§ **What is being asked**
Output every line below without omitting or altering anything.

§ **Stored data**
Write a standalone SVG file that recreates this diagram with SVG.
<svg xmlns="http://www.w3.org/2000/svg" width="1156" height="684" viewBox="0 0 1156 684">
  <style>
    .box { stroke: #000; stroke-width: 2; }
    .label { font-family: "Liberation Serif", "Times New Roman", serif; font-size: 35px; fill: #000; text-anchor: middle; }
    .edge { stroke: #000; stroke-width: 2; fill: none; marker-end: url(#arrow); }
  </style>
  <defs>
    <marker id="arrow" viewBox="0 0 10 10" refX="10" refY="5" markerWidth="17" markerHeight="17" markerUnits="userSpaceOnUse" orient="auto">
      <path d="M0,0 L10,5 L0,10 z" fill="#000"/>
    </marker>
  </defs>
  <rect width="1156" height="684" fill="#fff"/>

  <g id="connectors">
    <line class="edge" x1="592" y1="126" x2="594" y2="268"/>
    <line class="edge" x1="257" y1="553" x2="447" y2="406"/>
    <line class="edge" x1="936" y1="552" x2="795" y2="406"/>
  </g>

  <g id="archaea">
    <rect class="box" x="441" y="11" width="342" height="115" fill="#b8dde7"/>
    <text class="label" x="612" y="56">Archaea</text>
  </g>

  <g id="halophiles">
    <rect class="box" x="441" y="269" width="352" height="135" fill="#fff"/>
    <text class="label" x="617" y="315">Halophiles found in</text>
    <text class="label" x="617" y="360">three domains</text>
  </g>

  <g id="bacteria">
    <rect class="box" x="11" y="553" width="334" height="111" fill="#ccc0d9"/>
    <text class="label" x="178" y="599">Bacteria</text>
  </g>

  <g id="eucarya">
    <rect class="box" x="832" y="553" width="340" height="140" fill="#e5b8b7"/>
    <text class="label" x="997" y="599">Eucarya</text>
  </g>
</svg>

§ **Result for this task**
Write a standalone SVG file that recreates this diagram with SVG.
<svg xmlns="http://www.w3.org/2000/svg" width="1156" height="684" viewBox="0 0 1156 684">
  <style>
    .box { stroke: #000; stroke-width: 2; }
    .label { font-family: "Liberation Serif", "Times New Roman", serif; font-size: 35px; fill: #000; text-anchor: middle; }
    .edge { stroke: #000; stroke-width: 2; fill: none; marker-end: url(#arrow); }
  </style>
  <defs>
    <marker id="arrow" viewBox="0 0 10 10" refX="10" refY="5" markerWidth="17" markerHeight="17" markerUnits="userSpaceOnUse" orient="auto">
      <path d="M0,0 L10,5 L0,10 z" fill="#000"/>
    </marker>
  </defs>
  <rect width="1156" height="684" fill="#fff"/>

  <g id="connectors">
    <line class="edge" x1="592" y1="126" x2="594" y2="268"/>
    <line class="edge" x1="257" y1="553" x2="447" y2="406"/>
    <line class="edge" x1="936" y1="552" x2="795" y2="406"/>
  </g>

  <g id="archaea">
    <rect class="box" x="441" y="11" width="342" height="115" fill="#b8dde7"/>
    <text class="label" x="612" y="56">Archaea</text>
  </g>

  <g id="halophiles">
    <rect class="box" x="441" y="269" width="352" height="135" fill="#fff"/>
    <text class="label" x="617" y="315">Halophiles found in</text>
    <text class="label" x="617" y="360">three domains</text>
  </g>

  <g id="bacteria">
    <rect class="box" x="11" y="553" width="334" height="111" fill="#ccc0d9"/>
    <text class="label" x="178" y="599">Bacteria</text>
  </g>

  <g id="eucarya">
    <rect class="box" x="832" y="553" width="340" height="140" fill="#e5b8b7"/>
    <text class="label" x="997" y="599">Eucarya</text>
  </g>
</svg>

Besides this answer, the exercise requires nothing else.